Grapes (Vitis spp.) are produced on large deciduous vines with an attractive growth habit. There are hundreds of cultivars of European and North American origin that can be grown in U.S. Department of Agriculture plant hardiness zones 5 through 10, depending on the variety. The vines are easy to care for in most ways, though knowledge of correct pruning techniques will help to enhance productivity and maintain their aesthetic qualities.
A mature grape vine produces dozens of new shoots each year of up to 20 feet in length. Each winter, the vast majority of new growth should be pruned off, while the basic branching structure is preserved for the life of the vine. This approach reduces excessive shading of the fruiting parts of the plant to maximize the amount and quality of fruit. Hand pruners usually are sufficient for the annual pruning of young vines, but loppers or a hand saw will be necessary when pruning the larger vines that form if the plants have been neglected for several years.
The structure that grapes will grow on determines how they initially are pruned and trained. The most simple trellis is a single taut wire stretched between two posts about 12 feet apart. Multiwire variations on this style are just as effective and afford more space for the massive vines. Many home gardeners will want to train grapes over a four-post arbor. With any of these methods, new grape vines should be pruned to have one trunk for each post and as many side branches as there are wires or other horizontal support structures.
Establishing a Fruiting Structure
It is best to prune grapes in late winter while they still are dormant. In the first winter after planting, remove all side branches and cut the main trunk back to just below the trellis wires. After the second growing season, train one vine to each wire and prune off all the others. Use twine or plastic ties to tie the vines loosely to the support structure. The grape vine now will be ready to begin fruiting. For variations with arbors or other trellis systems, simply adapt the methods for training onto horizontal wires to each vertical post and cross piece.

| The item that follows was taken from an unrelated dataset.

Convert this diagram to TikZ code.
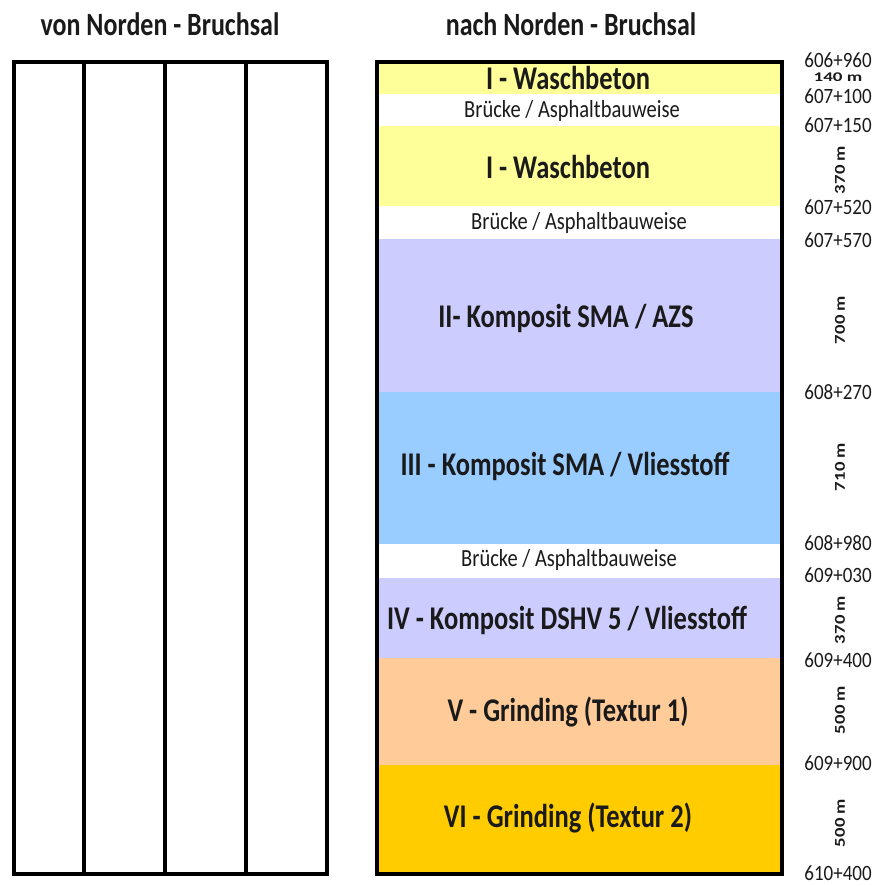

In the third and subsequent years, maintain the original structure of the main branches as a scaffold for the small side shoots that will produce grapes each year. Each winter, prune out any side shoots that are less than the thickness of a pencil and cut the rest back to 8 or 10 inches in length. Prune every other one of these remaining short spurs back another 6 inches, so that there is only one growth bud remaining. The longer spurs will fruit the following year, and the shorter ones will grow and be pruned back as fruiting spurs the year after.